Alan Mann Racing
Team

Alan Mann Racing

section:team
Alan Mann Racing was a British motor racing team founded and managed by Alan Mann (22 August 1936 – 21 March 2012), operating from Byfleet, Surrey, near the historic Brooklands circuit. The team ran the Ford works racing effort across Europe from 1964 to 1969, fielding cars in disciplines ranging from touring car racing and rallying to endurance racing at Le Mans, and became one of the most recognisable privateer-factory partnerships of the 1960s through its distinctive red and gold livery.

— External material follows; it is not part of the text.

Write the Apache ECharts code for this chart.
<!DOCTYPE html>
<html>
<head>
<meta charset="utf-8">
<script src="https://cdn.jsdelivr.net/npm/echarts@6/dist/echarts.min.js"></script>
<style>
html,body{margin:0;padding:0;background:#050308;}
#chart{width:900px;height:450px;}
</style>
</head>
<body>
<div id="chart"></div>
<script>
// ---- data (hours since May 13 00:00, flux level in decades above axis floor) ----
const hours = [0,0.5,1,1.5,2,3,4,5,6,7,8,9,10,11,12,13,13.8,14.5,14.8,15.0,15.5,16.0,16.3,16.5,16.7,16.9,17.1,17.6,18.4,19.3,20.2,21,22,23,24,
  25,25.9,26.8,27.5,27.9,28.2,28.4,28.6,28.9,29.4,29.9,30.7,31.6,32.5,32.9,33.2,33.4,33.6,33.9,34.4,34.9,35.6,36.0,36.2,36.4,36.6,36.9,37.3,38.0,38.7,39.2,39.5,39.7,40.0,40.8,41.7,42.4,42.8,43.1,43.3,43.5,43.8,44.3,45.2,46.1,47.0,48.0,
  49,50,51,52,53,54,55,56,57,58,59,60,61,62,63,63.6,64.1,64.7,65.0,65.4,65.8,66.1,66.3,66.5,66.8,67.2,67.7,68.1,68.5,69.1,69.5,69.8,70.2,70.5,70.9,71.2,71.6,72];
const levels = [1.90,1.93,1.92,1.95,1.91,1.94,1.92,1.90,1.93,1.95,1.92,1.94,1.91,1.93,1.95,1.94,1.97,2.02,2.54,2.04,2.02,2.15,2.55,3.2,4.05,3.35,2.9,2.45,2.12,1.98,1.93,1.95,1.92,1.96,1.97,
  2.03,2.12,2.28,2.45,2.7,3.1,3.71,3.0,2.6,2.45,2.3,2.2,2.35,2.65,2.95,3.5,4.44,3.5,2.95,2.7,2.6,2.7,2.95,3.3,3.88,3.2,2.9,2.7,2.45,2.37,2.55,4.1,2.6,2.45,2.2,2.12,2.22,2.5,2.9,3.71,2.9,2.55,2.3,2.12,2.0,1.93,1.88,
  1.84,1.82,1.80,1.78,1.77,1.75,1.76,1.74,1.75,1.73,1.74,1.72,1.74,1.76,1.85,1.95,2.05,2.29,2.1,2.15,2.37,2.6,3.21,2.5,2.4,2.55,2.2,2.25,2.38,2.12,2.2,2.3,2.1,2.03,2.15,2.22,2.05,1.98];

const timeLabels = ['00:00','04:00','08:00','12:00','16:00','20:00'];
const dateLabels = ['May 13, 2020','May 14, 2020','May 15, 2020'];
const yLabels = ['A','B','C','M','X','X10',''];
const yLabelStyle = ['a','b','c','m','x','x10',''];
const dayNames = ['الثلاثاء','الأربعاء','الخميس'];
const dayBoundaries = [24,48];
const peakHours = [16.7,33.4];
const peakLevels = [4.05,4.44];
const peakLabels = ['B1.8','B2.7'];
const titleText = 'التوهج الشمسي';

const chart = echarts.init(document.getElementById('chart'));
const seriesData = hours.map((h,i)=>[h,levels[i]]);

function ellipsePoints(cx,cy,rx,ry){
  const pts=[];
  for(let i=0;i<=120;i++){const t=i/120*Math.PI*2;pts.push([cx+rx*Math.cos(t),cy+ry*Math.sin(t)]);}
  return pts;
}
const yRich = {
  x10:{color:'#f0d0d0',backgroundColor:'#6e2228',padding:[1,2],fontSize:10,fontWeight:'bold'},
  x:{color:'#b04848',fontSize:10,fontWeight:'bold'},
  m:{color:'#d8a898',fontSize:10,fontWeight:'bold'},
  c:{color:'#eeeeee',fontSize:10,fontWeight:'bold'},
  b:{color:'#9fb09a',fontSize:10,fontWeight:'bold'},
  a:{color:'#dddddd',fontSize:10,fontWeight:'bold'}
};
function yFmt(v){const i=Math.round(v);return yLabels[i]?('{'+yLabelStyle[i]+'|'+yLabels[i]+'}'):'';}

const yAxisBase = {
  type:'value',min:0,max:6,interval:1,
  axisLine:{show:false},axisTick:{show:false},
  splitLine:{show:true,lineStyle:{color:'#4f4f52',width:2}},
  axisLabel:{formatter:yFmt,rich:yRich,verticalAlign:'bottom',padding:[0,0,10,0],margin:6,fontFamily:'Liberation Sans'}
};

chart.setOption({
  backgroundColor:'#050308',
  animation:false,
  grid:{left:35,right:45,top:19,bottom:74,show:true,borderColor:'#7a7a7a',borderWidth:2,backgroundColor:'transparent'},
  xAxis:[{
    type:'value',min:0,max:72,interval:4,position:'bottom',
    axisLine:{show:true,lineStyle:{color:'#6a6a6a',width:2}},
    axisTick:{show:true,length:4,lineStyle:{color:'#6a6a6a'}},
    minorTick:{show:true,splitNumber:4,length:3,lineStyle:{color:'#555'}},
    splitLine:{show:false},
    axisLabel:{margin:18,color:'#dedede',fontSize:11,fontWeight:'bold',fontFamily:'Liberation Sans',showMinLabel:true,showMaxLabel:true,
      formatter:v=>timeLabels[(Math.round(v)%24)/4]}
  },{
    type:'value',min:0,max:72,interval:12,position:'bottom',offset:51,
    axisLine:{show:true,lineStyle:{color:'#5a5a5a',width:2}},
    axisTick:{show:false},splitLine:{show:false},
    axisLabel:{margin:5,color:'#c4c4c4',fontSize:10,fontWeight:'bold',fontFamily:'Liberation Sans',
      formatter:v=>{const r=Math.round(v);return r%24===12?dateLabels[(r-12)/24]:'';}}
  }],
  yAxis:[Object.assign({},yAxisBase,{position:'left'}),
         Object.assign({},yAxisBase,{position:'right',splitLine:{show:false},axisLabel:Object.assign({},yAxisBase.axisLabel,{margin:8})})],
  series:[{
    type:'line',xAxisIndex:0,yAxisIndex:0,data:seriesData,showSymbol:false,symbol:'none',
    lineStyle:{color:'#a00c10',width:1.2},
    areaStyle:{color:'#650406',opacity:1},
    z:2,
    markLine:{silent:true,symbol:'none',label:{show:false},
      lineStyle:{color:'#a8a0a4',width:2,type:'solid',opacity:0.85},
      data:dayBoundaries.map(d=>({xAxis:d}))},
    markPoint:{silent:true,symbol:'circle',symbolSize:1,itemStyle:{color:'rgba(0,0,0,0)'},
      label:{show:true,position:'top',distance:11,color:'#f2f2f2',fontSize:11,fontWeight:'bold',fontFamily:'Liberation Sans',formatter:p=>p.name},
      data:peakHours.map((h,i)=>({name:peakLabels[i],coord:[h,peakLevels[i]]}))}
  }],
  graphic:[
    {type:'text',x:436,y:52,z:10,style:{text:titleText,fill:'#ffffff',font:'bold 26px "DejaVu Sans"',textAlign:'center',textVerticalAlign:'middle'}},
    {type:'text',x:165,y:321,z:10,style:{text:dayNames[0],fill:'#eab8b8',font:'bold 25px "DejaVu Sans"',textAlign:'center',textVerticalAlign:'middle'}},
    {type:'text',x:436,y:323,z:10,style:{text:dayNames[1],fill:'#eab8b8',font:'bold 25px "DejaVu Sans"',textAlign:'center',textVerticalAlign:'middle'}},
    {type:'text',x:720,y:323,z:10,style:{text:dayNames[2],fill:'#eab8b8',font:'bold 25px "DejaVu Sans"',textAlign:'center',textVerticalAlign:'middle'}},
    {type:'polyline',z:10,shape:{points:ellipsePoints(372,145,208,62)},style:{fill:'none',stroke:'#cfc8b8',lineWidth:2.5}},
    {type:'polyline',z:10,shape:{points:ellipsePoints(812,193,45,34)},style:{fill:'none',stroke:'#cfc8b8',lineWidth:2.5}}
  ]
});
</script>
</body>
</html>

Alan Mann began his motorsport career as a part-time racing driver and entrant in British saloon car races in 1962, running Ford Zephyrs and Anglias under the Andrews Garage banner. The following year he prepared a Ford Cortina GT under the Alan Andrews Racing name for driver Henry Taylor, competing in both racing and rallying in what amounted to a quasi-official Ford programme. A notable early result came at the 1963 Marlboro 12 Hours in the United States, where Taylor and co-driver Jimmy Blumer finished second in class in a Cortina GT, an outcome that caught the attention of John Holman of Holman and Moody, Ford's leading American racing operation. That impression, combined with Mann's growing reputation, opened the door to a full factory relationship for 1964.

From 1964, Alan Mann Racing operated as an official Ford factory team. The breadth of its programme was unusual: in a single season the team could contest the Monte Carlo Rally, the Tour de France Automobile, British saloon car events, and the 24 Hours of Le Mans. Ford entrusted the team with some of the most important machinery of the era, including the GT40, Ford Cortina, Ford Falcon, and Ford Escort.

Mann drew elite driving talent throughout the team's existence. Graham Hill, Jackie Stewart, John Whitmore, and Frank Gardner were among those who raced under the red and gold banner at various points during the team's five-year factory tenure.

Alan Mann Racing played a significant role in Ford's campaign to win Le Mans. For the 1966 effort, the team developed a lightweight variant of the GT40, featuring an alloy body and other weight-saving modifications. Ford ordered five such cars but only two were completed before the project was cancelled in favour of the heavier but more powerful MKII GT40. At the 1966 24 Hours of Le Mans, Alan Mann Racing entered two seven-litre MKII cars. One of them ran at the front in the early stages of the race before both cars retired. Beyond the GT40, the team also built and raced the Ford F3L prototype, a purpose-designed endurance racing car intended to revive Ford's Le Mans challenge in the late 1960s.

The team accumulated a strong record of outright and class victories across multiple disciplines during its active years:

1964 Tour de France Automobile, Touring Division: Peter Procter and Andrew Cowan won in a Ford Mustang entered by Alan Mann Racing.

1965 International Championship for GT Manufacturers, Over 2000cc Division: Won by Shelby using cars entered by several teams including Alan Mann Racing.

1965 European Touring Car Challenge: John Whitmore won driving a Ford Cortina Lotus entered by the team.

1967 British Saloon Car Championship: Frank Gardner took the title in a Ford Falcon Sprint entered by Alan Mann Racing.

1968 British Saloon Car Championship: Gardner won again, this time in a Ford Cortina Lotus and Ford Escort Twin Cam.

Beyond racing, Alan Mann Racing became a notable supplier of specialist vehicles to the British film and television industries. The team built the original Chitty Chitty Bang Bang cars for the 1968 film of the same name. It also contributed work to the James Bond film Goldfinger, to the cancelled Steve McQueen Formula 1 film Day of the Champion, and to pre-production work for McQueen's later production Le Mans. The team constructed three futuristic-looking cars based on Ford Zephyr running gear with aluminium gullwing bodywork for Gerry Anderson's 1969 film Doppelgänger; those cars were later repainted and appeared in the UFO television series of 1970. The vehicles were reportedly unfinished and unreliable in service.

The original Alan Mann Racing team ceased operations in 1969 following the winding down of Ford's European factory effort. The team was revived by Alan Mann himself in 2004 and returned to competition in historic racing, appearing regularly at high-profile events including the Silverstone Classic, the Goodwood Festival of Speed, the Goodwood Revival, and the Masters Historic Pre-1966 Touring Cars series. The red and gold livery, synonymous with the team's 1960s heyday, has continued to appear at these events as a reminder of one of Britain's most versatile and successful factory-backed racing organisations of that decade.